[begin Dataset]

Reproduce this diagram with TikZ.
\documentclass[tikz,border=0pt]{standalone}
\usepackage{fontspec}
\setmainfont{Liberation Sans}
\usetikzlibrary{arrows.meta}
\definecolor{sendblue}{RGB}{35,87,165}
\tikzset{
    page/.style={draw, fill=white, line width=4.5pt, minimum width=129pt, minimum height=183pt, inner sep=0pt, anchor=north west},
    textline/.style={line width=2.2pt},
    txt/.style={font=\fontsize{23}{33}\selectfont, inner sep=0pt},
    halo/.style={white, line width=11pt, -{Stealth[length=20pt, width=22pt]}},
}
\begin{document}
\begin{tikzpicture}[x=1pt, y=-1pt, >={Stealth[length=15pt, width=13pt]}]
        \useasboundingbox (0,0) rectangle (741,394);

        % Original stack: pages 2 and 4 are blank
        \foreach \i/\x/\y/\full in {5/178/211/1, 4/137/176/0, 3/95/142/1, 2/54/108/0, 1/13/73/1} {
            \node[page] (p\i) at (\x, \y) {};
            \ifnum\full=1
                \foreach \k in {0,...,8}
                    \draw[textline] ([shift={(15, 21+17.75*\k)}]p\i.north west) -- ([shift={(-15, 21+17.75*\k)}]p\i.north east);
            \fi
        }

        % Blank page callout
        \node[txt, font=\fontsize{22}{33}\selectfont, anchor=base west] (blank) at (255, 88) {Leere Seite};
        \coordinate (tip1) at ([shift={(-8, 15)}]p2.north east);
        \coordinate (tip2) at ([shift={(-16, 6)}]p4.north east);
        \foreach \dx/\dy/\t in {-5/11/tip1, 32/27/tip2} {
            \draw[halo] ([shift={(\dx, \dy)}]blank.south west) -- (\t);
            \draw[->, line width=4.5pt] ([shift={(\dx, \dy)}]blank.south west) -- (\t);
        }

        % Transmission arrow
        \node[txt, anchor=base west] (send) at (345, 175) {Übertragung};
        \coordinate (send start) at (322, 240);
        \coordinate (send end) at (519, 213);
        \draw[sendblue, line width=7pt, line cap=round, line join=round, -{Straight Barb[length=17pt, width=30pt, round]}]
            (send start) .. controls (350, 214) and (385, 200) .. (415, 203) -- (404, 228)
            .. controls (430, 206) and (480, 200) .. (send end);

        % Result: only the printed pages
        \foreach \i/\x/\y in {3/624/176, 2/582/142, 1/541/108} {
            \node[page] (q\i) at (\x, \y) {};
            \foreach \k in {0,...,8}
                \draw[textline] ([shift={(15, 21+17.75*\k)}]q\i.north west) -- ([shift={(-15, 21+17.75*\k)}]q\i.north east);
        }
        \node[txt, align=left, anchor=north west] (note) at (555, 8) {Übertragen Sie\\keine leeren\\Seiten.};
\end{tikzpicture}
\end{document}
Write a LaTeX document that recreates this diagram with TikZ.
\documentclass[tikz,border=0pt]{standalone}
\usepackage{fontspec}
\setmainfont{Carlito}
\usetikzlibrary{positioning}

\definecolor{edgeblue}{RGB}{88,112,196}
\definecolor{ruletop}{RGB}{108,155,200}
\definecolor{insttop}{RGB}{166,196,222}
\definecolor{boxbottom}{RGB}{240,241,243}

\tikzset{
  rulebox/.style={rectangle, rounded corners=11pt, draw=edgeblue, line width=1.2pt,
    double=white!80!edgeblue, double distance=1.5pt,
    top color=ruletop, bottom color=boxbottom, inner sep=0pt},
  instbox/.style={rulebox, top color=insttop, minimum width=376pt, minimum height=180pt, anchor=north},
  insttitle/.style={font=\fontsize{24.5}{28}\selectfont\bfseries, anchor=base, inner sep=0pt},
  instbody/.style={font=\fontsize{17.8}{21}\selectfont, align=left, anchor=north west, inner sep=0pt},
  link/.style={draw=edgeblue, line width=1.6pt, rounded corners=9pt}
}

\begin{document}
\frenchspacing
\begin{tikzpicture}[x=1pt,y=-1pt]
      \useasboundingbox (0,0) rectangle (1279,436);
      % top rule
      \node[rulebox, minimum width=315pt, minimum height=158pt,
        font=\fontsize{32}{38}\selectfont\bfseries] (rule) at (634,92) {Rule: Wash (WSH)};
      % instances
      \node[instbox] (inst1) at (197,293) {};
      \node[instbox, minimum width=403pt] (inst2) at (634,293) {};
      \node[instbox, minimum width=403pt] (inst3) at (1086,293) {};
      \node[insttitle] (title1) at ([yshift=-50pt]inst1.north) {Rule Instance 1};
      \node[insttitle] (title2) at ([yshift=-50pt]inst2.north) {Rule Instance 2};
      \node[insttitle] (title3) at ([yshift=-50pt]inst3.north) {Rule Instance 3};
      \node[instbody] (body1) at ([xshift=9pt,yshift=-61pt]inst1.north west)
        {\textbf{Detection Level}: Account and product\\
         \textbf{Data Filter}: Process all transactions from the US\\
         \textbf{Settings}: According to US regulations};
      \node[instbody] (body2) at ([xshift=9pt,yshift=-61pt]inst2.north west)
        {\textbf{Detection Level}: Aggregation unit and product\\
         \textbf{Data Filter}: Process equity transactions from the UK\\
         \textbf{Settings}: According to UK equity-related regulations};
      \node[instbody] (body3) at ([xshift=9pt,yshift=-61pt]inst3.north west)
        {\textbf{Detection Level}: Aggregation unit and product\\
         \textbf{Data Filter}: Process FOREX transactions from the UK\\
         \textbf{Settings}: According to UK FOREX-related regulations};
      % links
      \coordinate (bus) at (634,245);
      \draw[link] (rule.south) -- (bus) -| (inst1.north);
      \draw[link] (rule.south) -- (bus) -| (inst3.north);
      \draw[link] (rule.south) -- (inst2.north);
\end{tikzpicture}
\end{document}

[end Dataset]

- **Given request**
All of the records must be repeated exactly.

- **Final result**
Reproduce this diagram with TikZ.
\documentclass[tikz,border=0pt]{standalone}
\usepackage{fontspec}
\setmainfont{Liberation Sans}
\usetikzlibrary{arrows.meta}
\definecolor{sendblue}{RGB}{35,87,165}
\tikzset{
    page/.style={draw, fill=white, line width=4.5pt, minimum width=129pt, minimum height=183pt, inner sep=0pt, anchor=north west},
    textline/.style={line width=2.2pt},
    txt/.style={font=\fontsize{23}{33}\selectfont, inner sep=0pt},
    halo/.style={white, line width=11pt, -{Stealth[length=20pt, width=22pt]}},
}
\begin{document}
\begin{tikzpicture}[x=1pt, y=-1pt, >={Stealth[length=15pt, width=13pt]}]
        \useasboundingbox (0,0) rectangle (741,394);

        % Original stack: pages 2 and 4 are blank
        \foreach \i/\x/\y/\full in {5/178/211/1, 4/137/176/0, 3/95/142/1, 2/54/108/0, 1/13/73/1} {
            \node[page] (p\i) at (\x, \y) {};
            \ifnum\full=1
                \foreach \k in {0,...,8}
                    \draw[textline] ([shift={(15, 21+17.75*\k)}]p\i.north west) -- ([shift={(-15, 21+17.75*\k)}]p\i.north east);
            \fi
        }

        % Blank page callout
        \node[txt, font=\fontsize{22}{33}\selectfont, anchor=base west] (blank) at (255, 88) {Leere Seite};
        \coordinate (tip1) at ([shift={(-8, 15)}]p2.north east);
        \coordinate (tip2) at ([shift={(-16, 6)}]p4.north east);
        \foreach \dx/\dy/\t in {-5/11/tip1, 32/27/tip2} {
            \draw[halo] ([shift={(\dx, \dy)}]blank.south west) -- (\t);
            \draw[->, line width=4.5pt] ([shift={(\dx, \dy)}]blank.south west) -- (\t);
        }

        % Transmission arrow
        \node[txt, anchor=base west] (send) at (345, 175) {Übertragung};
        \coordinate (send start) at (322, 240);
        \coordinate (send end) at (519, 213);
        \draw[sendblue, line width=7pt, line cap=round, line join=round, -{Straight Barb[length=17pt, width=30pt, round]}]
            (send start) .. controls (350, 214) and (385, 200) .. (415, 203) -- (404, 228)
            .. controls (430, 206) and (480, 200) .. (send end);

        % Result: only the printed pages
        \foreach \i/\x/\y in {3/624/176, 2/582/142, 1/541/108} {
            \node[page] (q\i) at (\x, \y) {};
            \foreach \k in {0,...,8}
                \draw[textline] ([shift={(15, 21+17.75*\k)}]q\i.north west) -- ([shift={(-15, 21+17.75*\k)}]q\i.north east);
        }
        \node[txt, align=left, anchor=north west] (note) at (555, 8) {Übertragen Sie\\keine leeren\\Seiten.};
\end{tikzpicture}
\end{document}
Write a LaTeX document that recreates this diagram with TikZ.
\documentclass[tikz,border=0pt]{standalone}
\usepackage{fontspec}
\setmainfont{Carlito}
\usetikzlibrary{positioning}

\definecolor{edgeblue}{RGB}{88,112,196}
\definecolor{ruletop}{RGB}{108,155,200}
\definecolor{insttop}{RGB}{166,196,222}
\definecolor{boxbottom}{RGB}{240,241,243}

\tikzset{
  rulebox/.style={rectangle, rounded corners=11pt, draw=edgeblue, line width=1.2pt,
    double=white!80!edgeblue, double distance=1.5pt,
    top color=ruletop, bottom color=boxbottom, inner sep=0pt},
  instbox/.style={rulebox, top color=insttop, minimum width=376pt, minimum height=180pt, anchor=north},
  insttitle/.style={font=\fontsize{24.5}{28}\selectfont\bfseries, anchor=base, inner sep=0pt},
  instbody/.style={font=\fontsize{17.8}{21}\selectfont, align=left, anchor=north west, inner sep=0pt},
  link/.style={draw=edgeblue, line width=1.6pt, rounded corners=9pt}
}

\begin{document}
\frenchspacing
\begin{tikzpicture}[x=1pt,y=-1pt]
      \useasboundingbox (0,0) rectangle (1279,436);
      % top rule
      \node[rulebox, minimum width=315pt, minimum height=158pt,
        font=\fontsize{32}{38}\selectfont\bfseries] (rule) at (634,92) {Rule: Wash (WSH)};
      % instances
      \node[instbox] (inst1) at (197,293) {};
      \node[instbox, minimum width=403pt] (inst2) at (634,293) {};
      \node[instbox, minimum width=403pt] (inst3) at (1086,293) {};
      \node[insttitle] (title1) at ([yshift=-50pt]inst1.north) {Rule Instance 1};
      \node[insttitle] (title2) at ([yshift=-50pt]inst2.north) {Rule Instance 2};
      \node[insttitle] (title3) at ([yshift=-50pt]inst3.north) {Rule Instance 3};
      \node[instbody] (body1) at ([xshift=9pt,yshift=-61pt]inst1.north west)
        {\textbf{Detection Level}: Account and product\\
         \textbf{Data Filter}: Process all transactions from the US\\
         \textbf{Settings}: According to US regulations};
      \node[instbody] (body2) at ([xshift=9pt,yshift=-61pt]inst2.north west)
        {\textbf{Detection Level}: Aggregation unit and product\\
         \textbf{Data Filter}: Process equity transactions from the UK\\
         \textbf{Settings}: According to UK equity-related regulations};
      \node[instbody] (body3) at ([xshift=9pt,yshift=-61pt]inst3.north west)
        {\textbf{Detection Level}: Aggregation unit and product\\
         \textbf{Data Filter}: Process FOREX transactions from the UK\\
         \textbf{Settings}: According to UK FOREX-related regulations};
      % links
      \coordinate (bus) at (634,245);
      \draw[link] (rule.south) -- (bus) -| (inst1.north);
      \draw[link] (rule.south) -- (bus) -| (inst3.north);
      \draw[link] (rule.south) -- (inst2.north);
\end{tikzpicture}
\end{document}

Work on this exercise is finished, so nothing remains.